Saturday, June 14, 2014. AARON HUMES Reporting: After arguments in chambers, Supreme Court Justice Courtney Abel on Friday afternoon removed the injunction placed on the Belize Grassroots Youth Empowerment Association (BGYEA), ruling that the Government had not complied with the related terms of the injunction.
Attorney Audrey Matura-Shepherd represented BGYEA and its president, Nigel Petillo.
She says that Government’s representative Acting Solicitor General Nigel Hawke applied to have the injunction extended but failed to serve her client with the requisite papers for the hearing, nor did they file their claim on the time specified.
BGYEA is not incorporated so Petillo could not be sued on their behalf, and in any event they were not doing anything illegal to begin with.

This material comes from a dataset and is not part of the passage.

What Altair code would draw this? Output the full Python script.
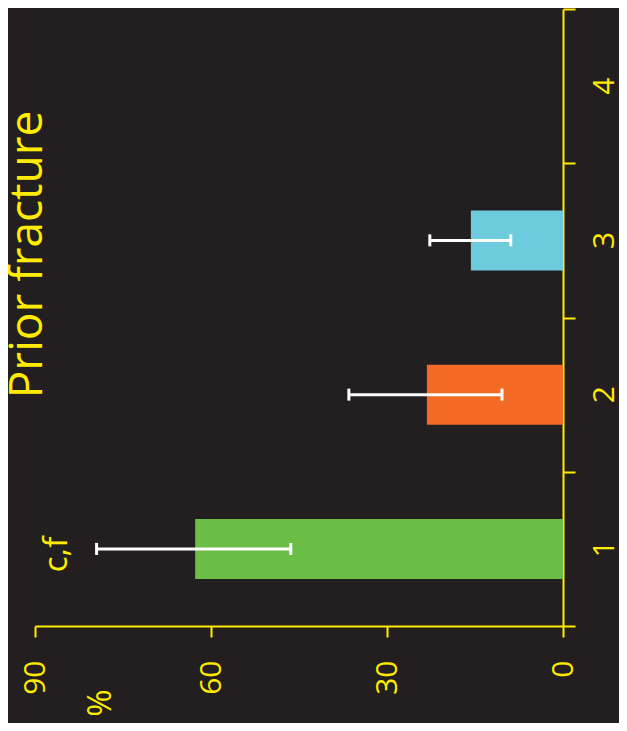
import altair as alt
import pandas as pd

# ---- data ----
categories = [1, 2, 3]
values = [62.7, 23.2, 15.7]
err_low = [46.4, 10.4, 8.9]
err_high = [79.5, 36.5, 22.7]
bar_colors = ["#6abd45", "#f26a24", "#6dcbdd"]
cat_ticks = [1, 2, 3, 4]
cat_labels = ["1", "2", "3", "4"]
x_ticks = [0, 30, 60, 90]
band_edges = [0.5, 1.5, 2.5, 3.5, 4.5]
annotation_text = ["c,f"]
title_text = ["Prior fracture"]
unit_text = ["%"]

YELLOW = "#ffec00"
BG = "#231f20"
FONT = "Open Sans"

df = pd.DataFrame({"cat": categories, "value": values, "lo": err_low,
                   "hi": err_high, "color": bar_colors})
labels_df = pd.DataFrame({"cat": cat_ticks, "label": cat_labels})
ann_df = pd.DataFrame({"text": annotation_text})
title_df = pd.DataFrame({"t": title_text})
unit_df = pd.DataFrame({"t": unit_text})

x_scale = alt.Scale(domain=[0, 90], reverse=True, nice=False, zero=True, padding=0)
y_scale = alt.Scale(domain=[0.5, 4.5], nice=False, zero=False, padding=0)

x_axis = alt.Axis(values=x_ticks, labelAngle=-90, labelFontSize=30, labelFont=FONT,
                  labelColor=YELLOW, labelPadding=23, tickColor=YELLOW, tickSize=11,
                  tickWidth=2, domainColor=YELLOW, domainWidth=2, grid=False, title=None)
y_axis = alt.Axis(orient="right", values=band_edges, labels=False, tickColor=YELLOW,
                  tickSize=12, tickWidth=2, domainColor=YELLOW, domainWidth=2,
                  grid=False, title=None)

base = alt.Chart(df)

bars = base.mark_bar(size=60, orient="horizontal", opacity=1).encode(
    x=alt.X("value:Q", scale=x_scale, axis=x_axis),
    y=alt.Y("cat:Q", scale=y_scale, axis=y_axis),
    color=alt.Color("color:N", scale=None),
)

err = base.mark_rule(color="white", strokeWidth=3, opacity=1).encode(
    x=alt.X("lo:Q", scale=x_scale, axis=x_axis),
    x2="hi:Q",
    y=alt.Y("cat:Q", scale=y_scale, axis=y_axis),
)

cap_lo = base.mark_tick(orient="vertical", color="white", size=12, thickness=3,
                        opacity=1).encode(
    x=alt.X("lo:Q", scale=x_scale, axis=x_axis),
    y=alt.Y("cat:Q", scale=y_scale, axis=y_axis),
)
cap_hi = base.mark_tick(orient="vertical", color="white", size=12, thickness=3,
                        opacity=1).encode(
    x=alt.X("hi:Q", scale=x_scale, axis=x_axis),
    y=alt.Y("cat:Q", scale=y_scale, axis=y_axis),
)

cat_text = alt.Chart(labels_df).mark_text(
    angle=270, fontSize=30, font=FONT, color=YELLOW, align="center", baseline="alphabetic"
).encode(
    y=alt.Y("cat:Q", scale=y_scale, axis=y_axis),
    x=alt.value(579),
    text="label:N",
)

ann = alt.Chart(ann_df).mark_text(
    angle=270, fontSize=33, font=FONT, color=YELLOW, align="center", baseline="alphabetic"
).encode(x=alt.value(32), y=alt.value(545.5), text="text:N")

title = alt.Chart(title_df).mark_text(
    angle=270, fontSize=46, font=FONT, color=YELLOW, align="center", baseline="alphabetic"
).encode(x=alt.value(7), y=alt.value(245.5), text="t:N")

unit = alt.Chart(unit_df).mark_text(
    angle=270, fontSize=33, font=FONT, color=YELLOW, align="center", baseline="alphabetic"
).encode(x=alt.value(76), y=alt.value(694), text="t:N")

chart = alt.layer(bars, err, cap_lo, cap_hi, cat_text, ann, title, unit).properties(
    width=528,
    height=617,
    padding={"left": 27, "top": 1, "right": 56, "bottom": 97},
    autosize=alt.AutoSizeParams(type="none"),
    background=BG,
).configure_view(stroke="transparent")

chart.save("out.html", embed_options={"renderer": "svg", "actions": False})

And Matura-Shepherd says the Government is practicing discrimination against her clients by arbitrarily extending the length of the road reserve in the area – from the usual 20 feet to as much as 174 feet away from the edge of the road – which she says is much greater than any other village on the George Price Highway.
Nonetheless, while she has advised her clients not to do anything to break the law, she says they should not be treated differently from anyone else.
Petillo, after all the hard talk back and forth in the last few weeks still petitions the Government to change its stance.
With the Prime Minister’s stance as articulated on Wednesday limiting BGYEA to its own property and not the road reserve, it remains to be seen how they will interpret today’s events.
The Government must pay BGYEA’s court costs.